■ **Problem to work on**: Among the entries below, copy only the span from the line containing "Generate a web" through the line containing "const mValues = d3.range(1, 201);". Do so exactly, and skip the pictures.

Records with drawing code
"""

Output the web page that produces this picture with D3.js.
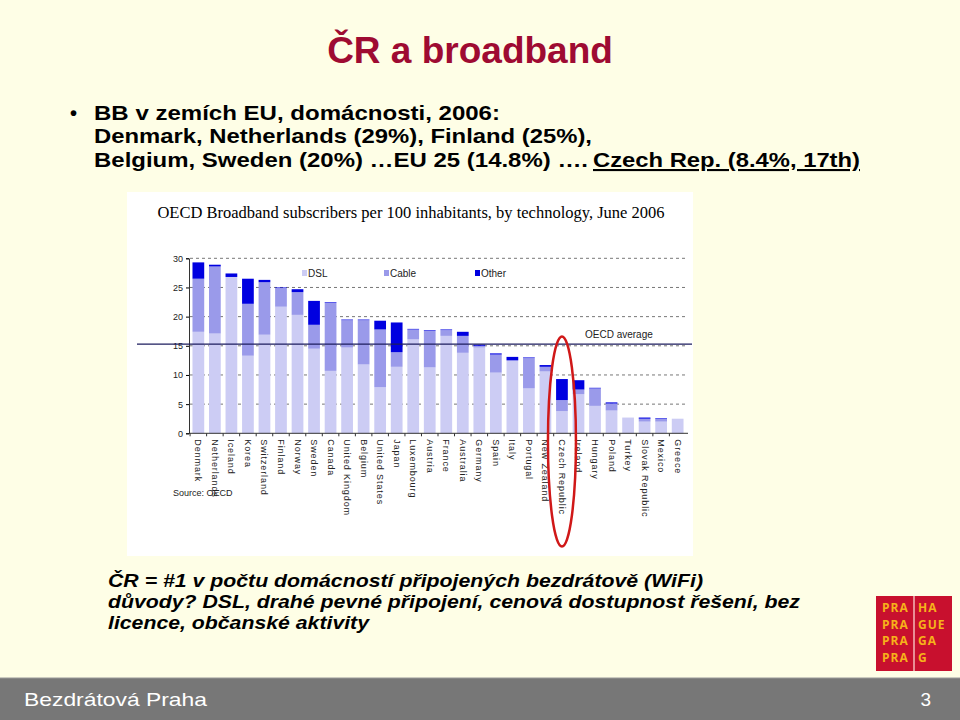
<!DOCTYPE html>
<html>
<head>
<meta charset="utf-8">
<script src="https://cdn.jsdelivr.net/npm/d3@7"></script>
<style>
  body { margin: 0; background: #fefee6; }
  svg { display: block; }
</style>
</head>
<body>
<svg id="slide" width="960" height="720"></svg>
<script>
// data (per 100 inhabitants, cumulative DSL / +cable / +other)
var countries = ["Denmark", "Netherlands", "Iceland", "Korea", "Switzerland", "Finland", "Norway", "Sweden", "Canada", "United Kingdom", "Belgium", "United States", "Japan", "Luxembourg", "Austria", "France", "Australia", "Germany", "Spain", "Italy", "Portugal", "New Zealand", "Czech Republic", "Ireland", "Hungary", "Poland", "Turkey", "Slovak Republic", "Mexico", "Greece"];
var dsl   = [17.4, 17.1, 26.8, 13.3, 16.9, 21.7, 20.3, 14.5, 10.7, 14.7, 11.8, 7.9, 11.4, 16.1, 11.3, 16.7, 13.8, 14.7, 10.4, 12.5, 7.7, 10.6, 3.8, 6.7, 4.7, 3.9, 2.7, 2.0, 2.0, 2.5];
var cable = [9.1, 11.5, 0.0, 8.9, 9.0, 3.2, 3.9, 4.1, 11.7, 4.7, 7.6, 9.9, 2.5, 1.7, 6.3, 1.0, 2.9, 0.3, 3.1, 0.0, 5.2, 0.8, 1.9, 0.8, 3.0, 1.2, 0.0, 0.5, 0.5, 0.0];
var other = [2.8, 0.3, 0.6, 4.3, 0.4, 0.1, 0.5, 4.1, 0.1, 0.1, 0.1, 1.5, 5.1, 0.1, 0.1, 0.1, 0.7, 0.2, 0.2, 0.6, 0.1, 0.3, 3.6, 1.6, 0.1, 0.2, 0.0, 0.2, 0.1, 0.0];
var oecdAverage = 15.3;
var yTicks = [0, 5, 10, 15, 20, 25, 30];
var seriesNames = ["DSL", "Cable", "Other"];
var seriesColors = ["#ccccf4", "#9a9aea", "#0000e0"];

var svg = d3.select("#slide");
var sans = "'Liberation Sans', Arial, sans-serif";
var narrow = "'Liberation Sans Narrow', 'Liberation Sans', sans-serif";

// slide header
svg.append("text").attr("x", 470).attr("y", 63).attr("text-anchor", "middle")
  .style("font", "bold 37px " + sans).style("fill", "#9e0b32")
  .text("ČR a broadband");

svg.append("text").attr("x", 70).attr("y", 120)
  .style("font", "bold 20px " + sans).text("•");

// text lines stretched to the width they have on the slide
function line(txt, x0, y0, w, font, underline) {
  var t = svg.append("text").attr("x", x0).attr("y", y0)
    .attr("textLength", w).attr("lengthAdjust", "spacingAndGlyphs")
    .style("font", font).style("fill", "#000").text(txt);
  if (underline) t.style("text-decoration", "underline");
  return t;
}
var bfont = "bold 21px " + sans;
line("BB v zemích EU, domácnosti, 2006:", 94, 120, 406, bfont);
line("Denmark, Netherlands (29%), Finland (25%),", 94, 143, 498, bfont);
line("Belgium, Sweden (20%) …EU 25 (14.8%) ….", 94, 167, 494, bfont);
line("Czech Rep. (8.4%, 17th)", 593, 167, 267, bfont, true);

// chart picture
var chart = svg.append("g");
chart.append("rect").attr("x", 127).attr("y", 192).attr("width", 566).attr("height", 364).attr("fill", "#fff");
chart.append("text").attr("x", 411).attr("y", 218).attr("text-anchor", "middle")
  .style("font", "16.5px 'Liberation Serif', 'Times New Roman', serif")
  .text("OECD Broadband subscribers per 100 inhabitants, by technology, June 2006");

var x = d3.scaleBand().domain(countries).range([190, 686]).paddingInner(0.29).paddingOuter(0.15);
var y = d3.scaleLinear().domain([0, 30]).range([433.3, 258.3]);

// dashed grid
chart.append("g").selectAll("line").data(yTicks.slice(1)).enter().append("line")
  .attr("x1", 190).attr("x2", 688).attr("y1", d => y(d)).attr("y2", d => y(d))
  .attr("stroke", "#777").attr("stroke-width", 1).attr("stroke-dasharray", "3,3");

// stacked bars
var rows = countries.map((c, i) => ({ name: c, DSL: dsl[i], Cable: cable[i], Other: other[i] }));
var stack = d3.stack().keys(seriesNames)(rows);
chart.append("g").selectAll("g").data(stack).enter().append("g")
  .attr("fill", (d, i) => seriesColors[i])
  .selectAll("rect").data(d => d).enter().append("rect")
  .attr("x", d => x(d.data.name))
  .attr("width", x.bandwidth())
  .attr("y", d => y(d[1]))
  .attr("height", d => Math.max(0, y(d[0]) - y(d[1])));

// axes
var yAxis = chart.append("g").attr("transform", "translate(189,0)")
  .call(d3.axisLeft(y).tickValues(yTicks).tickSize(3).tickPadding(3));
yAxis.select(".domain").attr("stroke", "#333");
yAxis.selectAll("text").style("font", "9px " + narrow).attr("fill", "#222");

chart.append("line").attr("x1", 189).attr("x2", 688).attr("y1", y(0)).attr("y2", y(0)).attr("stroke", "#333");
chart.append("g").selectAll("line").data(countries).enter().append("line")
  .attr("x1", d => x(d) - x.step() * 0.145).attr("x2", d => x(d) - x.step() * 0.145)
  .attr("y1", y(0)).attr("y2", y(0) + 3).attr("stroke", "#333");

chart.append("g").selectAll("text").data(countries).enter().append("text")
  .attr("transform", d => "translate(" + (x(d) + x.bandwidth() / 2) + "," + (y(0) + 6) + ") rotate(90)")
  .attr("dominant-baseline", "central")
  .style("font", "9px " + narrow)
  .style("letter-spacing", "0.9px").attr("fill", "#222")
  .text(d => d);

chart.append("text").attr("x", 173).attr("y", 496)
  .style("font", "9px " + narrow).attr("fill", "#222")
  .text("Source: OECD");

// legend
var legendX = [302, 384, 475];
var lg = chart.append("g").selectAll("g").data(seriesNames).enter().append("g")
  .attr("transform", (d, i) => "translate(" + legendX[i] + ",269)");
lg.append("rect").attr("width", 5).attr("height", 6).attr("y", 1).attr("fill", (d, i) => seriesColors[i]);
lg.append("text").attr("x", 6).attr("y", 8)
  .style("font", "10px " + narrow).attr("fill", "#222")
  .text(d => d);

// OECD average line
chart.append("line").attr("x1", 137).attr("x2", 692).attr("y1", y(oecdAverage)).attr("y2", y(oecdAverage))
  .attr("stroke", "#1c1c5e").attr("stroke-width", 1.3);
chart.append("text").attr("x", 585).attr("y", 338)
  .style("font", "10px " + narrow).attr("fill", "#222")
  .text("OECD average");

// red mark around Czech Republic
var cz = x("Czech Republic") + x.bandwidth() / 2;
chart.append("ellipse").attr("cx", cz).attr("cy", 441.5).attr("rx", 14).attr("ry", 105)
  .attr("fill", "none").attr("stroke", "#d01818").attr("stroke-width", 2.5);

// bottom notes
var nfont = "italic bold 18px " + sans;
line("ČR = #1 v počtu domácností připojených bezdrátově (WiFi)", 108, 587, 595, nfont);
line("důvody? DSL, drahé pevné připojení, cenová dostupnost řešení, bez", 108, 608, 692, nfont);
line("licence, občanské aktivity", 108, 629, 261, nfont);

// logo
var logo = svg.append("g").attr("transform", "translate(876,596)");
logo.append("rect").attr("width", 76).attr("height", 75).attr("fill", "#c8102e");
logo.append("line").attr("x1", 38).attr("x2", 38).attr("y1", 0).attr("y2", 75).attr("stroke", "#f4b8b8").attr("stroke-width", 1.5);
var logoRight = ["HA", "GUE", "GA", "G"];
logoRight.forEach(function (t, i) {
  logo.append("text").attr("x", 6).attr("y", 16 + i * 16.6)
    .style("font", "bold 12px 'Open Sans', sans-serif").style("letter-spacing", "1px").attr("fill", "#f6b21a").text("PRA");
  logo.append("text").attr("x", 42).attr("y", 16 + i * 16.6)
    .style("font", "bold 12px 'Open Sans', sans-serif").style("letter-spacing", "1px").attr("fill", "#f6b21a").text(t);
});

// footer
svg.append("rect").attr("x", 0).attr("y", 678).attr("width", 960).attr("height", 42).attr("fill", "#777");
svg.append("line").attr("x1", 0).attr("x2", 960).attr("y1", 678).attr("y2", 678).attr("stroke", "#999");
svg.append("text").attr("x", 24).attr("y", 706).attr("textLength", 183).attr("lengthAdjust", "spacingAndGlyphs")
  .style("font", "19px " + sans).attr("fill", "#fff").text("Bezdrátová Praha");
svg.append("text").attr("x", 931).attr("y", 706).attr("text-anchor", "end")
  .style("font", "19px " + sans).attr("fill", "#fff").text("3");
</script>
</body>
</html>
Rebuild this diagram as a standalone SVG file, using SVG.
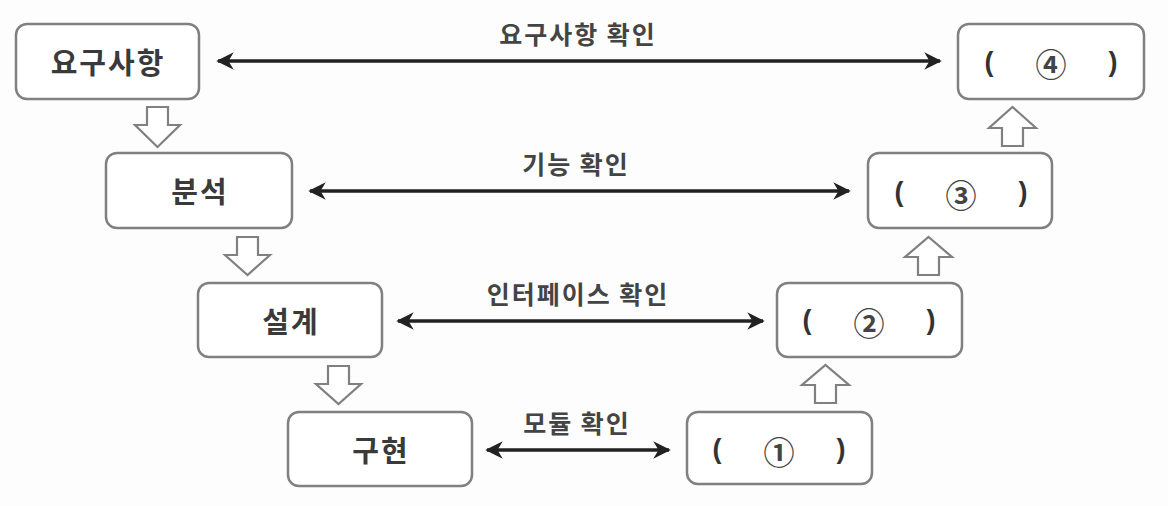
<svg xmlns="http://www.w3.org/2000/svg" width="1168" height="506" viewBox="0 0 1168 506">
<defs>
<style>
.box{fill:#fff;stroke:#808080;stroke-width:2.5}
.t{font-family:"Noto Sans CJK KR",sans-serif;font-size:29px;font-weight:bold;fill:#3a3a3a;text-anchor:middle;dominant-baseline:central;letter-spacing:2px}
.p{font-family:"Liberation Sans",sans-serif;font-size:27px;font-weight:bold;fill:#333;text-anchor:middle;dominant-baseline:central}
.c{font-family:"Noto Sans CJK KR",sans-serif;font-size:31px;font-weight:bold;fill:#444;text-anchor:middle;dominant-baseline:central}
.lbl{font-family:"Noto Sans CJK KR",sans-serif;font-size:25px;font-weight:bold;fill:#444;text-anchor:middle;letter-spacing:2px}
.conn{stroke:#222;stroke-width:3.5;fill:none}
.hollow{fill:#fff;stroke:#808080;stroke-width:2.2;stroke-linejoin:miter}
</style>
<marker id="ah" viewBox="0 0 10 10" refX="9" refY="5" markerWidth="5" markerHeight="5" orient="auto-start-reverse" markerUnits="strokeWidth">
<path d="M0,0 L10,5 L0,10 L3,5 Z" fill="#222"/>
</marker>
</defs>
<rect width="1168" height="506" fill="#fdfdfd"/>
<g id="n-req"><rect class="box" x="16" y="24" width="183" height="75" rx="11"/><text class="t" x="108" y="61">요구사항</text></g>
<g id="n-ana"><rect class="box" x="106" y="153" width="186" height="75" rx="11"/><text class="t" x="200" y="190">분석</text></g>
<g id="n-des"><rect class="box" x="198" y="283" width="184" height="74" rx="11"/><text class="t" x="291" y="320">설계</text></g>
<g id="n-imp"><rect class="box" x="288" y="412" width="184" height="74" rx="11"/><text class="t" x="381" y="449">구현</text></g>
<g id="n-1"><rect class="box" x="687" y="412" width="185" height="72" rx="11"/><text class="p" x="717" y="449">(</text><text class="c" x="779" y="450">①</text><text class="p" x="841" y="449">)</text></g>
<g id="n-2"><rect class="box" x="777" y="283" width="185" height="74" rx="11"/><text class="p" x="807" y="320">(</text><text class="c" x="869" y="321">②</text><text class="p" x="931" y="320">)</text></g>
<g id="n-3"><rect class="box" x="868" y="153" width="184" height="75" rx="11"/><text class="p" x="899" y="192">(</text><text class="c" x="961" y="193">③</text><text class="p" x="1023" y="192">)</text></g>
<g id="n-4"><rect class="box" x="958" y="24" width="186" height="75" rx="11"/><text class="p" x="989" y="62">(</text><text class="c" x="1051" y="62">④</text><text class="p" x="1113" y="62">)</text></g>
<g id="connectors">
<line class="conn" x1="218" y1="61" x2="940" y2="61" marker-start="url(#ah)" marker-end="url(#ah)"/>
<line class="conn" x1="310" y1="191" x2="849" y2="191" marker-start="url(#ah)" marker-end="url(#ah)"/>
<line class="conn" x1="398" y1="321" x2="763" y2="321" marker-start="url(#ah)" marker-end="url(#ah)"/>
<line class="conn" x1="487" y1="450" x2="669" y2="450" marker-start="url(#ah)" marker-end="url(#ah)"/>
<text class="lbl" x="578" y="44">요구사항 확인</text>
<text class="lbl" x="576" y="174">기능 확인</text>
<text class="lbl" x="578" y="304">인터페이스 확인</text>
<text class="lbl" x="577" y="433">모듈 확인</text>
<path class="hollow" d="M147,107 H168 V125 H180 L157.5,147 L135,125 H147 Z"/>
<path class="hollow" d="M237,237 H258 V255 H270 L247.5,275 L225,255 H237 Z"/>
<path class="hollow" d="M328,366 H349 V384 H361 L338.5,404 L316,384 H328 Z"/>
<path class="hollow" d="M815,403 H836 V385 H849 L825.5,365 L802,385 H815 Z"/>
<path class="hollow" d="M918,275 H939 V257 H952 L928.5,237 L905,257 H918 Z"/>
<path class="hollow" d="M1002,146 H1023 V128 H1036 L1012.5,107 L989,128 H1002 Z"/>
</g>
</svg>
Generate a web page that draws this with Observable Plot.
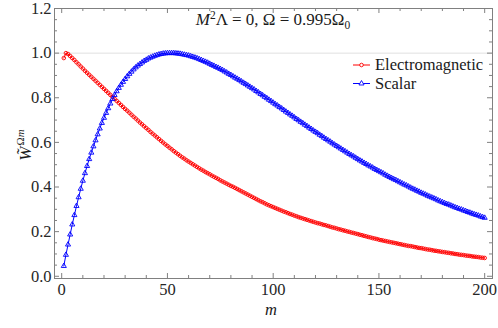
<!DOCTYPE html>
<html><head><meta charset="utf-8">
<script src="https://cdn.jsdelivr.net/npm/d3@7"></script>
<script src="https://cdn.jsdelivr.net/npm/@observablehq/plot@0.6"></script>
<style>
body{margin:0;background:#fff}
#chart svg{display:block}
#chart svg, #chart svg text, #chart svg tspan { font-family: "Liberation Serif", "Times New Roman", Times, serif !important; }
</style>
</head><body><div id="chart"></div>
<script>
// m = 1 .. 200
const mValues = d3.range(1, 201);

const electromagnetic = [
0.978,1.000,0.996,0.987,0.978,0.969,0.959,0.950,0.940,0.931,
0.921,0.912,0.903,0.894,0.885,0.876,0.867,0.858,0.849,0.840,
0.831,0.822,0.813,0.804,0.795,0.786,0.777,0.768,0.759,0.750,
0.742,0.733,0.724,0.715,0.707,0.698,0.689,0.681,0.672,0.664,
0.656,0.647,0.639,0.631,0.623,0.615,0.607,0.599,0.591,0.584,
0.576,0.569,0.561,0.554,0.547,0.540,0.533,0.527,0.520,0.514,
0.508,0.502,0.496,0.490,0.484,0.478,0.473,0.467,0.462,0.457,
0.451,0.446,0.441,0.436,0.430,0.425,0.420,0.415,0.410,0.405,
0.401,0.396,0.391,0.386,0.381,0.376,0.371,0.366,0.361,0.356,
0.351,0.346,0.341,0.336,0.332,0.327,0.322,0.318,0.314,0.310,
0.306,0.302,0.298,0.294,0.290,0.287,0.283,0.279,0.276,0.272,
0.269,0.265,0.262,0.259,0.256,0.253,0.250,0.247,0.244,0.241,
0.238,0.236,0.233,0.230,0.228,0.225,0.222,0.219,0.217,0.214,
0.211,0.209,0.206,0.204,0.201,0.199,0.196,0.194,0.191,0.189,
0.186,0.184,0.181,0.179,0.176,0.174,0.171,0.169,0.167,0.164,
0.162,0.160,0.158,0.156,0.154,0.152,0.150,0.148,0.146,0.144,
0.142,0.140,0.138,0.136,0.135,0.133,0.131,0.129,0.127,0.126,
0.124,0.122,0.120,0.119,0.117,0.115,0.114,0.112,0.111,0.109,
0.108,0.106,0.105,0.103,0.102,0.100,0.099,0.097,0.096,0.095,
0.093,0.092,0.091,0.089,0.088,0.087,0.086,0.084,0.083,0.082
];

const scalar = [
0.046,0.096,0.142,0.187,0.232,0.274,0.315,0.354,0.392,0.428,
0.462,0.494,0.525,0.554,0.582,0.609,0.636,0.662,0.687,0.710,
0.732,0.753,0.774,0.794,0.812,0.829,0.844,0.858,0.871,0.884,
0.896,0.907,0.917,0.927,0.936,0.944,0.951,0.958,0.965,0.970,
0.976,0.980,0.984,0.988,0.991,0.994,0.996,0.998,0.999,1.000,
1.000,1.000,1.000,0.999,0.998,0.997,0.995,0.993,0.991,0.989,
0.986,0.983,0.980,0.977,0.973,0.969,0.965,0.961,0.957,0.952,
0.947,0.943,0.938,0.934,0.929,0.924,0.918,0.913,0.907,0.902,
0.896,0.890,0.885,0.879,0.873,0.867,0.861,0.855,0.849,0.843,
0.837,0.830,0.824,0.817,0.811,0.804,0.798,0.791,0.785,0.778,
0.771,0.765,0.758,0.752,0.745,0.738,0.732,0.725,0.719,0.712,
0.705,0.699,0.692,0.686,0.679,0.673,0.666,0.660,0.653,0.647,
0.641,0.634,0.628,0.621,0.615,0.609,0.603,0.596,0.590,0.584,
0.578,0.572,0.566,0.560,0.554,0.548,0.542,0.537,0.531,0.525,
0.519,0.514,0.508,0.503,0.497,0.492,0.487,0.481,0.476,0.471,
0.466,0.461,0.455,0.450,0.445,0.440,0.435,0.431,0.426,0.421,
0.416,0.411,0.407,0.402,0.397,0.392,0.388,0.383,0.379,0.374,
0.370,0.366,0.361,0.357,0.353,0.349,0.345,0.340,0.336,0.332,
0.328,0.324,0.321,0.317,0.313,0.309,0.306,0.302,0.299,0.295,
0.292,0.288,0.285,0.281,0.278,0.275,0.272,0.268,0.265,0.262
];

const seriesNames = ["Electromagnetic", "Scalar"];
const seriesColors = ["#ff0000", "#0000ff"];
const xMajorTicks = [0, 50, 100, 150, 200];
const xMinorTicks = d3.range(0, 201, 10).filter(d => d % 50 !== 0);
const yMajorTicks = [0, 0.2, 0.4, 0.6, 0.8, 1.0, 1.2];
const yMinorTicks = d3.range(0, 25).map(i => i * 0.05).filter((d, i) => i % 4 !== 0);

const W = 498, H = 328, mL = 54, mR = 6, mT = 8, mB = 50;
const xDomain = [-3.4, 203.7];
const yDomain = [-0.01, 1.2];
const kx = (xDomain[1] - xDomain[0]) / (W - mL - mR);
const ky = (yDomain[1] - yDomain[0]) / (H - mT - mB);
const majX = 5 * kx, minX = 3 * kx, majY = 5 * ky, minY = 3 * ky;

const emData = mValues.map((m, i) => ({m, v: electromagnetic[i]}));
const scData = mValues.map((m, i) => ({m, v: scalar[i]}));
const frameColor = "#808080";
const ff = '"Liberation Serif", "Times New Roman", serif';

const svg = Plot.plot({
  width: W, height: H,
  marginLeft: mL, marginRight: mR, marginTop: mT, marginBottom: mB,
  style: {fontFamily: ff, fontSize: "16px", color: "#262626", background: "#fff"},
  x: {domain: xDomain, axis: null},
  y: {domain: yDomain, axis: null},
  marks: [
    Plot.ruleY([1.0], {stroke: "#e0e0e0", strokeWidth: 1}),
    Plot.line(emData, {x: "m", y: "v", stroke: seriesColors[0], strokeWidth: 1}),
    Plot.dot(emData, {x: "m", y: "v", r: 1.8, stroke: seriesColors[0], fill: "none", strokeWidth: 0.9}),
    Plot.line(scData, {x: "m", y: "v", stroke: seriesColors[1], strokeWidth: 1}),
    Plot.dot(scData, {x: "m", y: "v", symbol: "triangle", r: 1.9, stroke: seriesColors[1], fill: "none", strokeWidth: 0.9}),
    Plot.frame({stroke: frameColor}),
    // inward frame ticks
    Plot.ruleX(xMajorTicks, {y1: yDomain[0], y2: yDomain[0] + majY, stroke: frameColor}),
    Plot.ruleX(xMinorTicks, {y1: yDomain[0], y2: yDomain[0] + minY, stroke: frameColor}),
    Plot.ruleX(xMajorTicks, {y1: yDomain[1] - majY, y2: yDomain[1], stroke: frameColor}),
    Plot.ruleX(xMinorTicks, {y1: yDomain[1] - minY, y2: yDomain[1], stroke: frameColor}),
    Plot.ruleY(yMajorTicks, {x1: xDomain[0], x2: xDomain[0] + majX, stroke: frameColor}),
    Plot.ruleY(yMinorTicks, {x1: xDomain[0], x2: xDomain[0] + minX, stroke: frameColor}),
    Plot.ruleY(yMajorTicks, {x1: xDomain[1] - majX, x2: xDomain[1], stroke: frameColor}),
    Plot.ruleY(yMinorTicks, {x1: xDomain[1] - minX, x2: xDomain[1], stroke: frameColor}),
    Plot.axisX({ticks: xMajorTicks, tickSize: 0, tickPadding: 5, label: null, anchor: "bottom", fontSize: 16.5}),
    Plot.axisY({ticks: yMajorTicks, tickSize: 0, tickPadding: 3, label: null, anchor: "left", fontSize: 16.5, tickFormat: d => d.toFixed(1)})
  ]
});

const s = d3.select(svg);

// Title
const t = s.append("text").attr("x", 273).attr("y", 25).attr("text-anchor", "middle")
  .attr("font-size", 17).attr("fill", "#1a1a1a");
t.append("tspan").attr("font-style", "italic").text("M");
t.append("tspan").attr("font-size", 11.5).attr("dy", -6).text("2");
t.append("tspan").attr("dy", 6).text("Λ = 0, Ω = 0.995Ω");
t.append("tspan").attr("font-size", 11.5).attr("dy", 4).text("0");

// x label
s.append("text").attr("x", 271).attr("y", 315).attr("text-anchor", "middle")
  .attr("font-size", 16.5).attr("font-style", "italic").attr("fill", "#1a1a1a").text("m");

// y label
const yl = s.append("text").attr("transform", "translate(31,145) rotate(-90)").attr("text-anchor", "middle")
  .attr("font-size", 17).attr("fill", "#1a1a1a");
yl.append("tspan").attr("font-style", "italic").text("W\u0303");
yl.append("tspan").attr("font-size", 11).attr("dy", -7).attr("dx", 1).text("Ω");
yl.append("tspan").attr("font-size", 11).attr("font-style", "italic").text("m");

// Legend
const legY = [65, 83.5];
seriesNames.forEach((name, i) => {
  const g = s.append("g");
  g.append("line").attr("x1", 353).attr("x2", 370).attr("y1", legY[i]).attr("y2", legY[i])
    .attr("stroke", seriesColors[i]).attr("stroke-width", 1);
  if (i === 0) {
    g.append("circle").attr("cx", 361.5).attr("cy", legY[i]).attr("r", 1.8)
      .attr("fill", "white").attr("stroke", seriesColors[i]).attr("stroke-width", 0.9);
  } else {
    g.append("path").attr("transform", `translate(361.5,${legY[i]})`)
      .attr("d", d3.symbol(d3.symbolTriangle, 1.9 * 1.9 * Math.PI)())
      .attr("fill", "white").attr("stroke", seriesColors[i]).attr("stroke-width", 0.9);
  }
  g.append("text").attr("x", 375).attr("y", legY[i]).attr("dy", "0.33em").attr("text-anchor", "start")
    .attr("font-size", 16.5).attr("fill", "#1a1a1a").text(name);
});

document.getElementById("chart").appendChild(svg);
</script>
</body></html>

"""

■ **Expected output**:
Generate a web page that draws this with Observable Plot.
<!DOCTYPE html>
<html><head><meta charset="utf-8">
<script src="https://cdn.jsdelivr.net/npm/d3@7"></script>
<script src="https://cdn.jsdelivr.net/npm/@observablehq/plot@0.6"></script>
<style>
body{margin:0;background:#fff}
#chart svg{display:block}
#chart svg, #chart svg text, #chart svg tspan { font-family: "Liberation Serif", "Times New Roman", Times, serif !important; }
</style>
</head><body><div id="chart"></div>
<script>
// m = 1 .. 200
const mValues = d3.range(1, 201);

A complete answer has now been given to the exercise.